• Given exercise
Search the listing below for the string "LaTeX" and show each line that contains it.

• Records provided
'''

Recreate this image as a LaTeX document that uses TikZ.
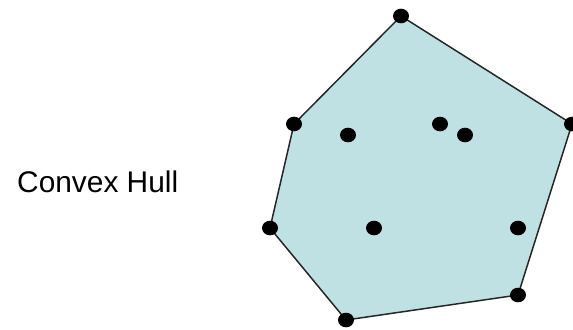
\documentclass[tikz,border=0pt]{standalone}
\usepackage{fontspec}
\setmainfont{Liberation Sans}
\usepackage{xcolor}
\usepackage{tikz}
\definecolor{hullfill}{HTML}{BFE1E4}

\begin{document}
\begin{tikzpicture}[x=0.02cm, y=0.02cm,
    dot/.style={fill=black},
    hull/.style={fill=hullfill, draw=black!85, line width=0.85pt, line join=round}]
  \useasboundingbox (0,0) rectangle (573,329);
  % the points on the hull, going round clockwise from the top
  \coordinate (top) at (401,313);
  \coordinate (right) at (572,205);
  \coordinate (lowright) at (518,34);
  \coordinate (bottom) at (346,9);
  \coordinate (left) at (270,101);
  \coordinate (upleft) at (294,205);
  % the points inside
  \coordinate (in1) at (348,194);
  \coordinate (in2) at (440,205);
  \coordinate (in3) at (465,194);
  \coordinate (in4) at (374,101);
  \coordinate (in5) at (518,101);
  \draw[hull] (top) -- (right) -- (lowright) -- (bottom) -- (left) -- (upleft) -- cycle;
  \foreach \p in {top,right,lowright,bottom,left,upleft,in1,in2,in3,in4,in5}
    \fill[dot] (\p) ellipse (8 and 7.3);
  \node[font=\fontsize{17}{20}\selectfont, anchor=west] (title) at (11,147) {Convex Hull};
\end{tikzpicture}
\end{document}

'''
'''

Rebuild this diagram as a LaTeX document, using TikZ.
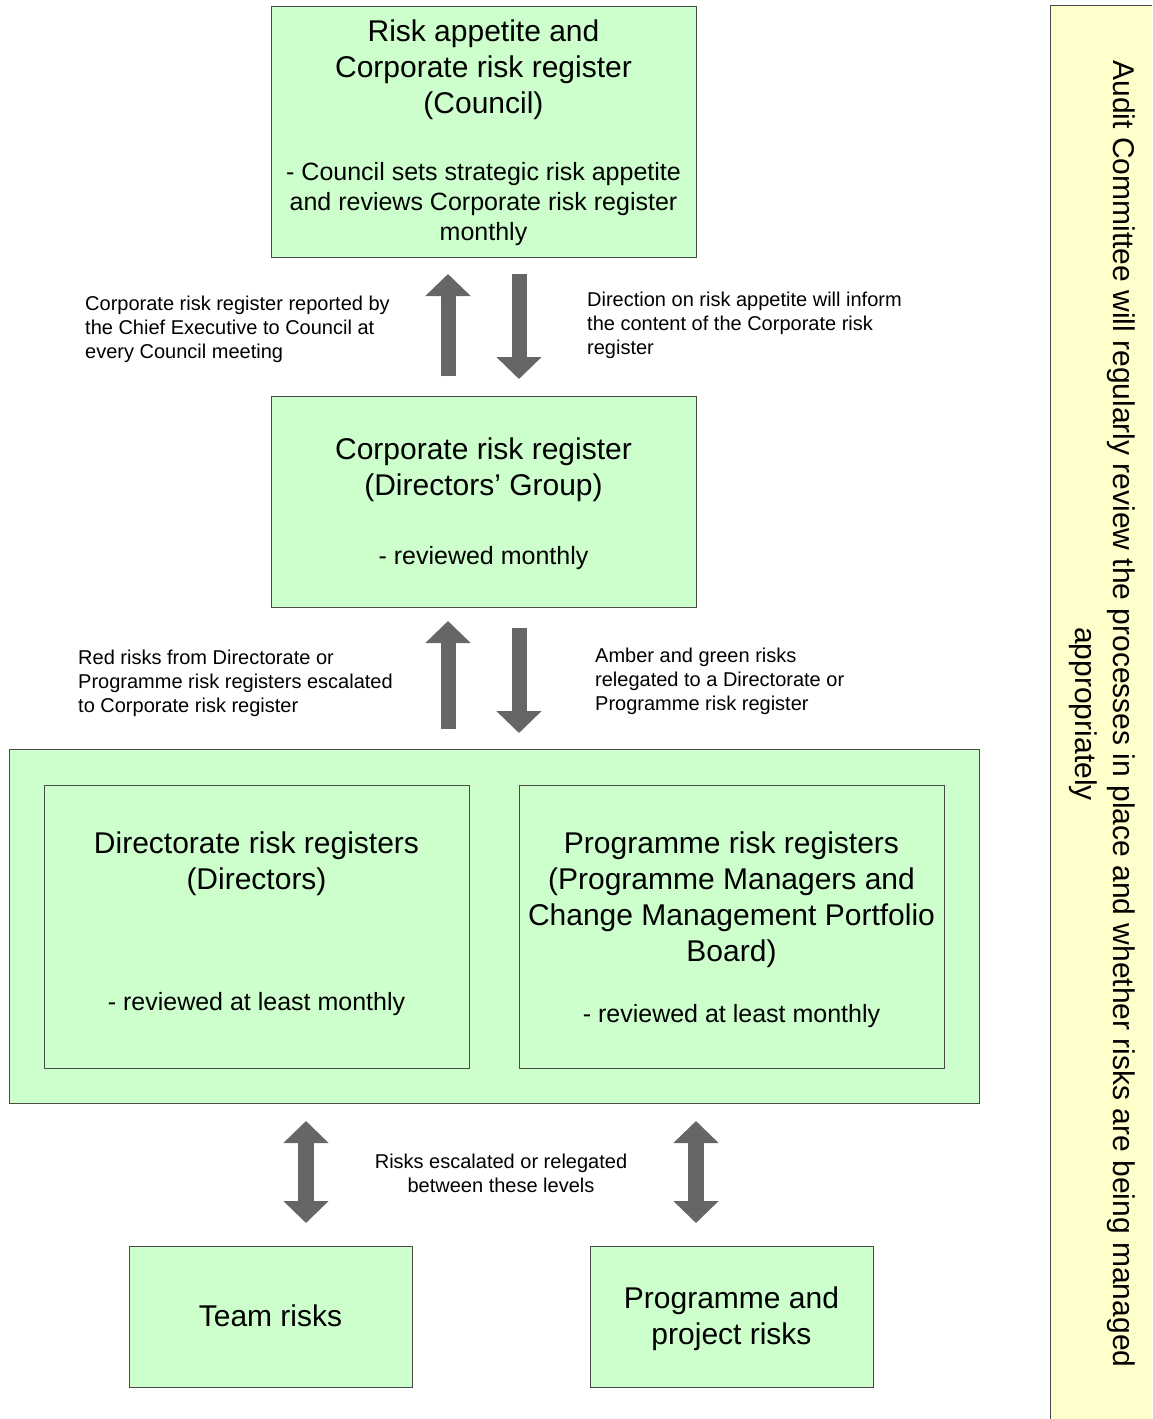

'''
'''

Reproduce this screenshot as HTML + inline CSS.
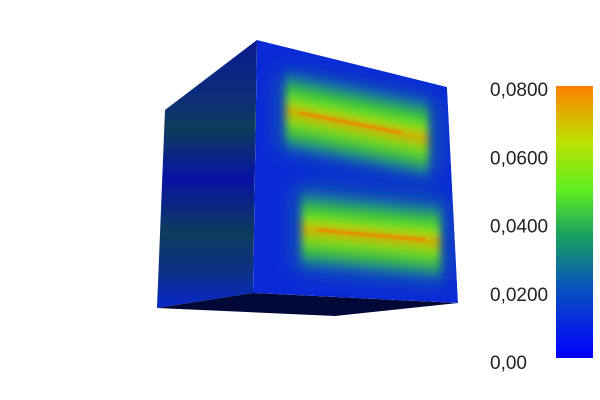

'''

• Full output
Recreate this image as a LaTeX document that uses TikZ.
Rebuild this diagram as a LaTeX document, using TikZ.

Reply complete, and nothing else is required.